*** MATERIALS PROVIDED ***

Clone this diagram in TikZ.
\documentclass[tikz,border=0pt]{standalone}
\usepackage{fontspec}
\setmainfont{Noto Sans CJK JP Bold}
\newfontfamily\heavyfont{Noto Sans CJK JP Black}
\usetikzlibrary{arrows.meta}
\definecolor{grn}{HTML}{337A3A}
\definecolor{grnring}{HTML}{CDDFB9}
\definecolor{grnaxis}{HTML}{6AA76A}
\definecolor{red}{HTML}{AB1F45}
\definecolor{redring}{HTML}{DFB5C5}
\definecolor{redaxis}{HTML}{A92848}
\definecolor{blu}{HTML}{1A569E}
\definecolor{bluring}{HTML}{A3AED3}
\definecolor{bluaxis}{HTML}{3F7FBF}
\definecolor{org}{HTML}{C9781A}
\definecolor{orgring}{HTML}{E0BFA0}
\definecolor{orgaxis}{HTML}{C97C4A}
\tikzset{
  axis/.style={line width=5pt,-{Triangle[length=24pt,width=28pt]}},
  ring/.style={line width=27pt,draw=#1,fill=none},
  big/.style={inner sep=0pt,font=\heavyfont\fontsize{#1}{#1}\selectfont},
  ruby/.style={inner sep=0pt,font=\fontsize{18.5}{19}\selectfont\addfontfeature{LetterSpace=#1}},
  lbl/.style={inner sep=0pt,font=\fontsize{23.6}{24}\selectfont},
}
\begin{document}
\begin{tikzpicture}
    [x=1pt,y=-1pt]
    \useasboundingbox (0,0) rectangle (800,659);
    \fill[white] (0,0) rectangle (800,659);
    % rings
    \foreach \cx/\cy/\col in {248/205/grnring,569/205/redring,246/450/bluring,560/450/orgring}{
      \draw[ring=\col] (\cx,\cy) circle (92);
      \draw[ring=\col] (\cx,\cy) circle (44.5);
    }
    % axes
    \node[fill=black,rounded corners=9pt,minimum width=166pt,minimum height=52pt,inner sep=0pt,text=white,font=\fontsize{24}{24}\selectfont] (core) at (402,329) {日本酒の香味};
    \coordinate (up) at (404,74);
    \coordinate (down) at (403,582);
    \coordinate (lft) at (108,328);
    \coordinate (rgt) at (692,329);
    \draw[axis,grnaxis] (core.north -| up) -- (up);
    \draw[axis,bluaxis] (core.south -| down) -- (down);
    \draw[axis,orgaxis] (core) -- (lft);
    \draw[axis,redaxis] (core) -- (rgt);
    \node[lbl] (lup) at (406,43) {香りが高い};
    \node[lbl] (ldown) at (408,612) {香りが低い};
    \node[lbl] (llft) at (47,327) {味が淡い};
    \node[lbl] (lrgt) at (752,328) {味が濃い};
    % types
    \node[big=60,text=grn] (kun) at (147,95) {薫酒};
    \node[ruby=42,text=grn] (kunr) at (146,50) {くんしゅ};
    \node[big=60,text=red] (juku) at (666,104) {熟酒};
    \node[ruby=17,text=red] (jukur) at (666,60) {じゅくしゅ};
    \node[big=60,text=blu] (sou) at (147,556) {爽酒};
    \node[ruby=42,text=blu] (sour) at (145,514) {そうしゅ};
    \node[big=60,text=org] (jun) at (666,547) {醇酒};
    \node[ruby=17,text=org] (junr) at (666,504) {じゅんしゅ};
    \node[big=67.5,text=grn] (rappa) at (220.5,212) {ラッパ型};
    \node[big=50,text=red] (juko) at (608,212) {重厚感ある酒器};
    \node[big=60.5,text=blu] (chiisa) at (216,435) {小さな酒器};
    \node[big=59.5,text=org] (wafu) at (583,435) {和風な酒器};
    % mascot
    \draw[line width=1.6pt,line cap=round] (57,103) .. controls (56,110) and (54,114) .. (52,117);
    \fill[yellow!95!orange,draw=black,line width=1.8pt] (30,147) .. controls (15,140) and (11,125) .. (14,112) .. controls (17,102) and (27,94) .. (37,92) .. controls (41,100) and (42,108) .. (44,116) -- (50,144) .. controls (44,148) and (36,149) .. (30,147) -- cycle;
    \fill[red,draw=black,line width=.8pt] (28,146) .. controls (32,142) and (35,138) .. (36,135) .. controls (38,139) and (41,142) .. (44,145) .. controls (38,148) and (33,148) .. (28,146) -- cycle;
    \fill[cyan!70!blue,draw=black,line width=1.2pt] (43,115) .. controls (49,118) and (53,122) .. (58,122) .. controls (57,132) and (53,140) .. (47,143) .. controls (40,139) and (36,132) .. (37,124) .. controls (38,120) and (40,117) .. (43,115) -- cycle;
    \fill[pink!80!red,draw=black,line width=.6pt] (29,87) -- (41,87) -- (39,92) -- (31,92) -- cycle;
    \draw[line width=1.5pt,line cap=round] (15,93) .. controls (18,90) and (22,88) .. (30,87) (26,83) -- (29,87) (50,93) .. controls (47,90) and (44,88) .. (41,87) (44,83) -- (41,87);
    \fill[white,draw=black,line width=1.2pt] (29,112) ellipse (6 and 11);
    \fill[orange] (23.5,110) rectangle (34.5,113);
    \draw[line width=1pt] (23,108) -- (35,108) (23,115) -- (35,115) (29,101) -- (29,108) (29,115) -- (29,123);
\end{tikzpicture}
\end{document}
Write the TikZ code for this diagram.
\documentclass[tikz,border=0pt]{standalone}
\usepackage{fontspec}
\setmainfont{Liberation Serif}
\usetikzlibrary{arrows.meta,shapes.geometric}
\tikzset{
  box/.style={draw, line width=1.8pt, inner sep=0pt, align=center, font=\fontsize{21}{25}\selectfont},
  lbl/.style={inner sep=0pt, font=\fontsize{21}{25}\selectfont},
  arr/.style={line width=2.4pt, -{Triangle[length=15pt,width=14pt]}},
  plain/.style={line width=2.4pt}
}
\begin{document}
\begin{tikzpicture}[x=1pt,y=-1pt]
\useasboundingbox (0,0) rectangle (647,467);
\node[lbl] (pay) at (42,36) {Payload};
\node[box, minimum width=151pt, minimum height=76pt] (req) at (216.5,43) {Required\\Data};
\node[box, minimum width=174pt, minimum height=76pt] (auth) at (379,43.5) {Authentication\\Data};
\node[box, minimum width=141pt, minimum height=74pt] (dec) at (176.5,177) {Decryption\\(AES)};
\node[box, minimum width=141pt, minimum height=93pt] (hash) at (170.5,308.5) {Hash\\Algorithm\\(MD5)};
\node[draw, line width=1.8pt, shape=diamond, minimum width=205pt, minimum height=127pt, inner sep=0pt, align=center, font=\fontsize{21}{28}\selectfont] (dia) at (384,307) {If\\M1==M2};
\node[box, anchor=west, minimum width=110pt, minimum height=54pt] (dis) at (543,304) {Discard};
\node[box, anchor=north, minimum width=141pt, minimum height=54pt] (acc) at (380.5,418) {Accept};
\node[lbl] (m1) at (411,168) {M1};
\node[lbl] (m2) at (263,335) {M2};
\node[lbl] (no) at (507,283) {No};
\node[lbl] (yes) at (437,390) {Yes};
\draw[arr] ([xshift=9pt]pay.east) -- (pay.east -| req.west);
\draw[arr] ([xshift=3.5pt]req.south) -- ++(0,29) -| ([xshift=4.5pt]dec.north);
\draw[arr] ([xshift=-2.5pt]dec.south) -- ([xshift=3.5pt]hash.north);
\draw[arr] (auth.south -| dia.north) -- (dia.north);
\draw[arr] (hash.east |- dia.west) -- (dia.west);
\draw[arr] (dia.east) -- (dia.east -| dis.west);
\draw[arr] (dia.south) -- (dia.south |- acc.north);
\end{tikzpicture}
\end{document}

***

_PROBLEM DESCRIPTION_
Transcribe only the trailing portion of the entries above: the line that contains "Write the TikZ code for this diagram." and each line after it.

_RESPONSE TO THE TASK_
Write the TikZ code for this diagram.
\documentclass[tikz,border=0pt]{standalone}
\usepackage{fontspec}
\setmainfont{Liberation Serif}
\usetikzlibrary{arrows.meta,shapes.geometric}
\tikzset{
  box/.style={draw, line width=1.8pt, inner sep=0pt, align=center, font=\fontsize{21}{25}\selectfont},
  lbl/.style={inner sep=0pt, font=\fontsize{21}{25}\selectfont},
  arr/.style={line width=2.4pt, -{Triangle[length=15pt,width=14pt]}},
  plain/.style={line width=2.4pt}
}
\begin{document}
\begin{tikzpicture}[x=1pt,y=-1pt]
\useasboundingbox (0,0) rectangle (647,467);
\node[lbl] (pay) at (42,36) {Payload};
\node[box, minimum width=151pt, minimum height=76pt] (req) at (216.5,43) {Required\\Data};
\node[box, minimum width=174pt, minimum height=76pt] (auth) at (379,43.5) {Authentication\\Data};
\node[box, minimum width=141pt, minimum height=74pt] (dec) at (176.5,177) {Decryption\\(AES)};
\node[box, minimum width=141pt, minimum height=93pt] (hash) at (170.5,308.5) {Hash\\Algorithm\\(MD5)};
\node[draw, line width=1.8pt, shape=diamond, minimum width=205pt, minimum height=127pt, inner sep=0pt, align=center, font=\fontsize{21}{28}\selectfont] (dia) at (384,307) {If\\M1==M2};
\node[box, anchor=west, minimum width=110pt, minimum height=54pt] (dis) at (543,304) {Discard};
\node[box, anchor=north, minimum width=141pt, minimum height=54pt] (acc) at (380.5,418) {Accept};
\node[lbl] (m1) at (411,168) {M1};
\node[lbl] (m2) at (263,335) {M2};
\node[lbl] (no) at (507,283) {No};
\node[lbl] (yes) at (437,390) {Yes};
\draw[arr] ([xshift=9pt]pay.east) -- (pay.east -| req.west);
\draw[arr] ([xshift=3.5pt]req.south) -- ++(0,29) -| ([xshift=4.5pt]dec.north);
\draw[arr] ([xshift=-2.5pt]dec.south) -- ([xshift=3.5pt]hash.north);
\draw[arr] (auth.south -| dia.north) -- (dia.north);
\draw[arr] (hash.east |- dia.west) -- (dia.west);
\draw[arr] (dia.east) -- (dia.east -| dis.west);
\draw[arr] (dia.south) -- (dia.south |- acc.north);
\end{tikzpicture}
\end{document}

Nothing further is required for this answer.